- Rows from a dataset of charts and code:
================================
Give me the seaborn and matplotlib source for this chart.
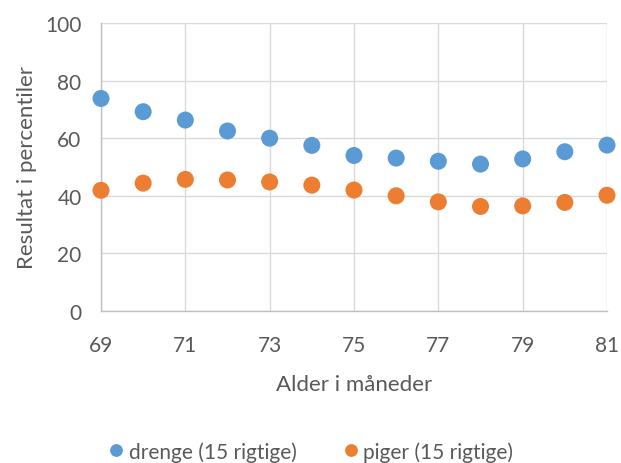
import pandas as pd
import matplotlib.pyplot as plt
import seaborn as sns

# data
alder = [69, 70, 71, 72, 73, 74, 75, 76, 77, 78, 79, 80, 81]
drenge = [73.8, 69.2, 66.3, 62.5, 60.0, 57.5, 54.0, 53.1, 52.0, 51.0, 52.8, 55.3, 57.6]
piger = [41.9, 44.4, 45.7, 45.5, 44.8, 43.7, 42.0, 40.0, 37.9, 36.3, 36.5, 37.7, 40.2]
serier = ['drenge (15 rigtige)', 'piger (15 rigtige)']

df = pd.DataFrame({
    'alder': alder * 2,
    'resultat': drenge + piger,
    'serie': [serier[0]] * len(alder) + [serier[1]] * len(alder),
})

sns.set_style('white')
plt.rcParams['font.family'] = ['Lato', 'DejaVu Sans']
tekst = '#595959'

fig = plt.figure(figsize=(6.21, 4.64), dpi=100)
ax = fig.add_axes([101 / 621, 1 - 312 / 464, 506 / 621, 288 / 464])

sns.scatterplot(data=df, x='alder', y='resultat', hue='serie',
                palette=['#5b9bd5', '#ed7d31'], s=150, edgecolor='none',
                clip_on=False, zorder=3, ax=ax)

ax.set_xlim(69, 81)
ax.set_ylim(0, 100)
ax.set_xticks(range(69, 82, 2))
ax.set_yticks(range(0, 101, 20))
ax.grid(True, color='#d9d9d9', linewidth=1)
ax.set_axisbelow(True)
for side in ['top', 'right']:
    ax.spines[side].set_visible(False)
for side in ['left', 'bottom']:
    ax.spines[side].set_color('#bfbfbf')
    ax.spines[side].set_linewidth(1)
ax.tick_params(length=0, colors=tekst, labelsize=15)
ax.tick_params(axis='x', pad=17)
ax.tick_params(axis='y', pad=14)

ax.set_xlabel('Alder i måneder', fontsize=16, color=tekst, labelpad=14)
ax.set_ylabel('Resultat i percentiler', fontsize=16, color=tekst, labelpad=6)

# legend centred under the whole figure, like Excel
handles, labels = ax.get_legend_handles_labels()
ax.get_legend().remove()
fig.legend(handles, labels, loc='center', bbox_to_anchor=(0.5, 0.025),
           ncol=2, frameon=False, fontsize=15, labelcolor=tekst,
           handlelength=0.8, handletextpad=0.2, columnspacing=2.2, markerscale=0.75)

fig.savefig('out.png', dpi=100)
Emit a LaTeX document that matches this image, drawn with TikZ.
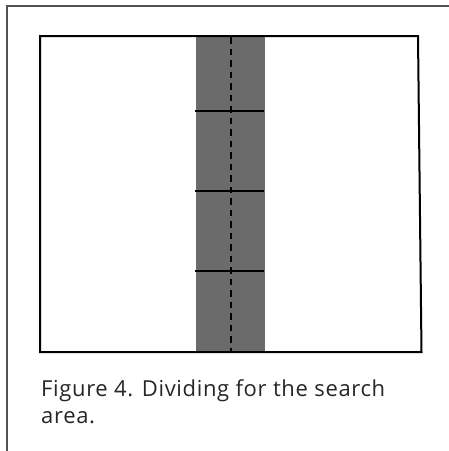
================================
- WHAT YOU NEED TO DO:
Please repeat exactly the data above from its first line to the line that contains "serier = ['drenge", inclusive, and leave every picture out.

- COMPLETED TASK:
Give me the seaborn and matplotlib source for this chart.
import pandas as pd
import matplotlib.pyplot as plt
import seaborn as sns

# data
alder = [69, 70, 71, 72, 73, 74, 75, 76, 77, 78, 79, 80, 81]
drenge = [73.8, 69.2, 66.3, 62.5, 60.0, 57.5, 54.0, 53.1, 52.0, 51.0, 52.8, 55.3, 57.6]
piger = [41.9, 44.4, 45.7, 45.5, 44.8, 43.7, 42.0, 40.0, 37.9, 36.3, 36.5, 37.7, 40.2]
serier = ['drenge (15 rigtige)', 'piger (15 rigtige)']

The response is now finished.